Does an LLM-Based Feedback Agent Move the Needle? An Empirical Study of Student Correctness and Hint Dependency on the ASSISTments 2017 Interaction Logs
DOI:
https://doi.org/10.66372/JGER.v4i1.11Keywords:
LLM feedback agent; automated formative feedback; knowledge tracing; Assessment’sAbstract
Large language model (LLM) feedback agents are increasingly proposed as substitutes for system-authored hints in intelligent tutoring environments, yet most existing evaluations rely on rubric-based offline judgments or small-scale human ratings rather than learner-behaviour evidence drawn from real interaction logs. This study presents an empirical analysis of three production-grade LLM feedback agents — GPT-4o-mini, Llama-3-70B-Instruct, and Gemini-1.5-Flash — evaluated on the ASSISTments 2017 click-stream corpus, which contains 942,816 records, 1,709 students, 3,162 problems, and 102 knowledge components.
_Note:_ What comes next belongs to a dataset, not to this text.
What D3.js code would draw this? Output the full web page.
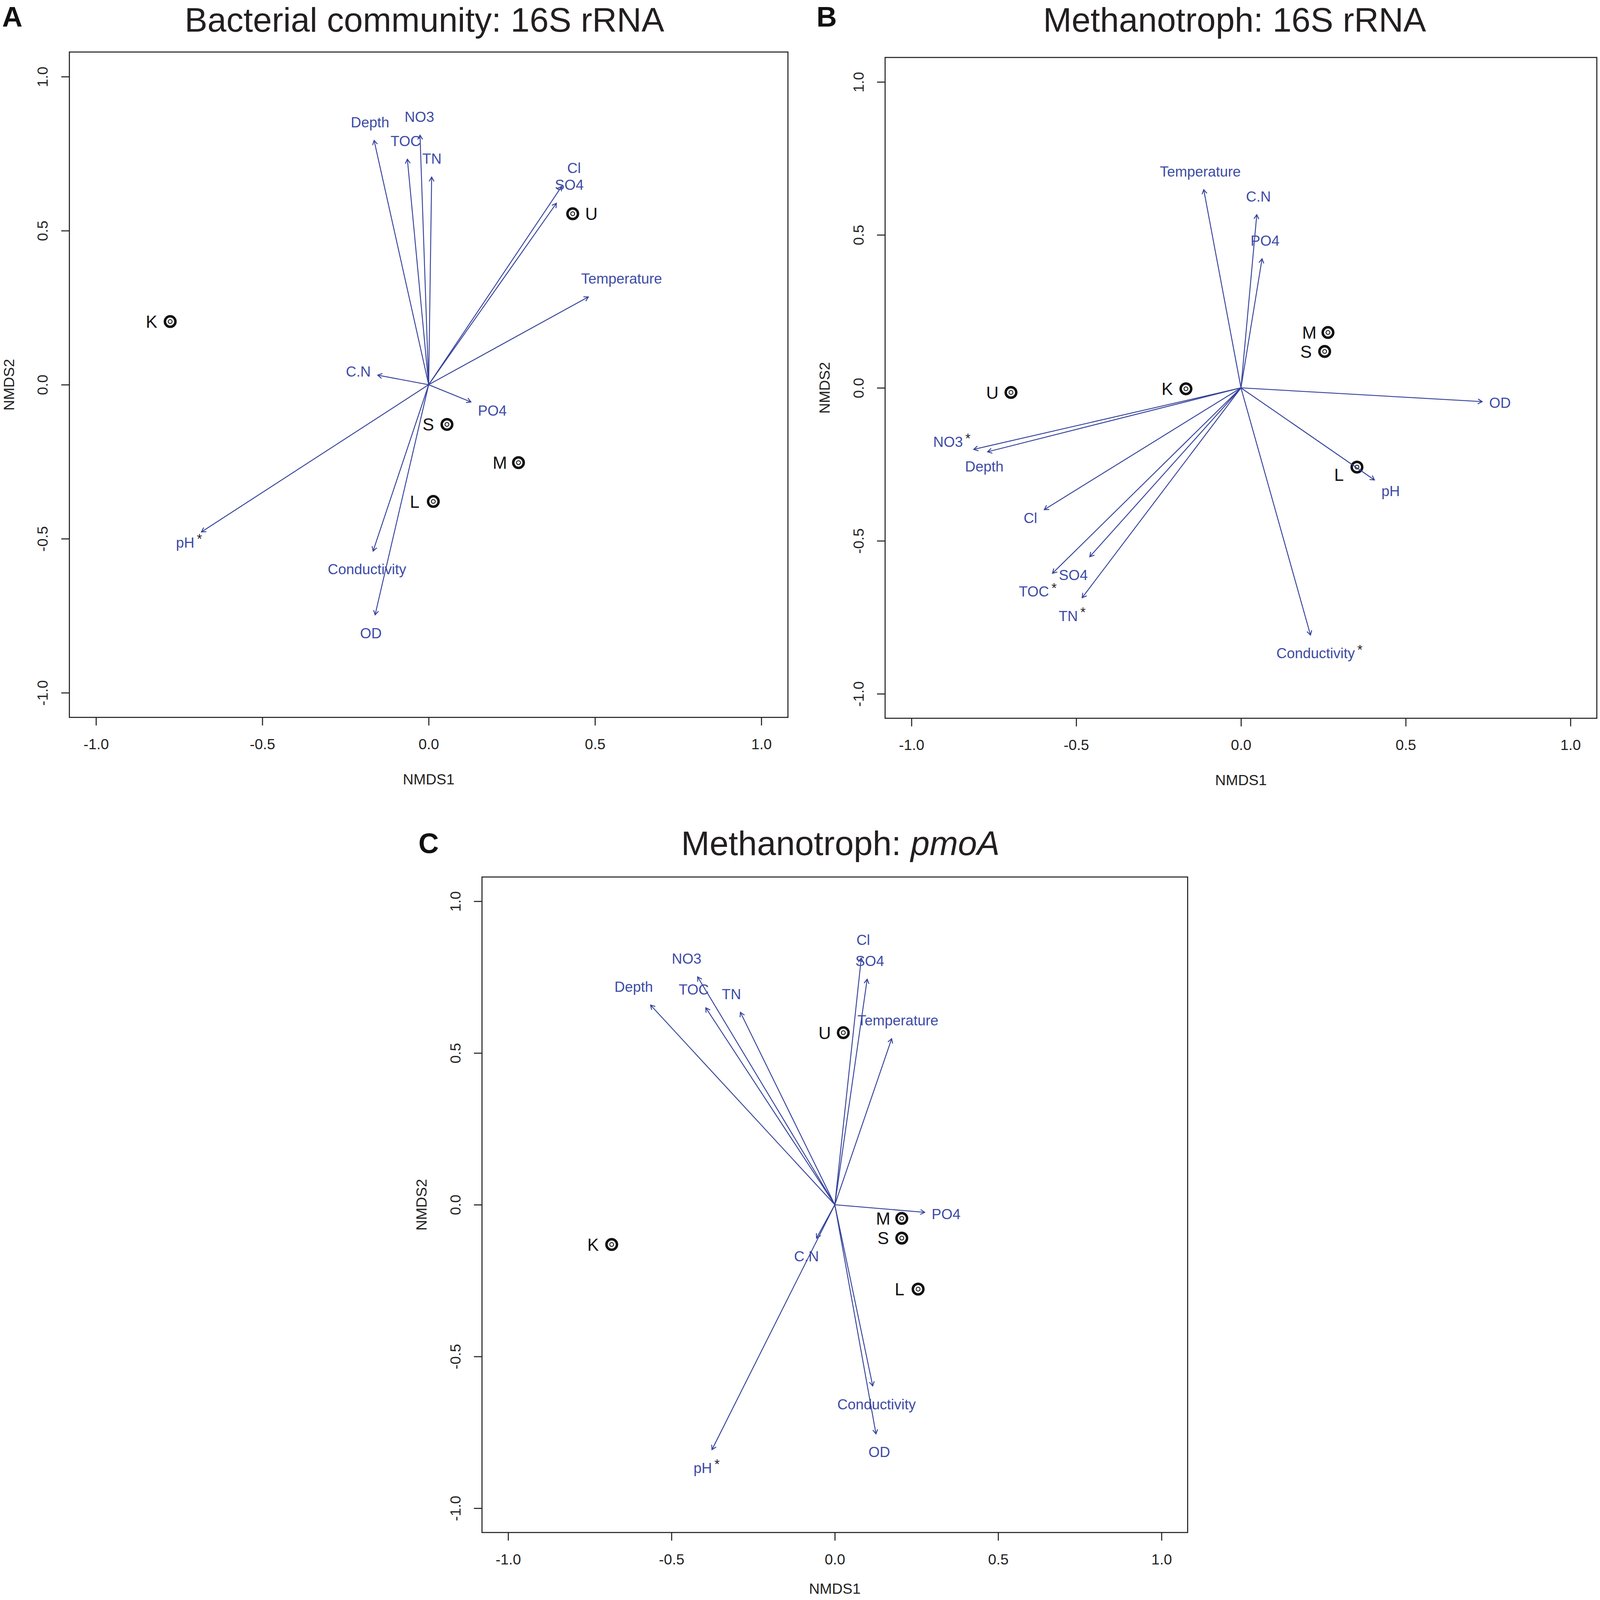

Three research questions are examined: whether LLM-generated feedback raises subsequent correctness, whether it reduces hint dependency, and whether automatic feedback-quality scores correlate with observed behavioural change. The evaluation pipeline pairs Prometheus and G-Eval as offline judges with a context-aware attentive knowledge-tracing counterfactual predictor, allowing each intervention to be scored both for textual quality and for predicted learning trajectory. Aggregate results show a moderate average correctness gain of 4.8 percentage points for GPT-4o-mini over the system-authored hint baseline, concentrated in conceptual knowledge components. Hint-request rates drop by 11.4 percent under GPT-4o-mini, while Llama-3-70B and Gemini-1.5 produce smaller and less stable shifts. The correlation between feedback-quality score and behavioural gain is moderate (Spearman ρ = 0.41, 95% CI [0.34, 0.47]), indicating that high rubric scores partially but not fully explain learner impact. Findings provide cautious empirical support for LLM feedback agents as supplements to template hints in middle-school mathematics tutoring and highlight open questions around procedural-knowledge components and ability-stratified responsiveness.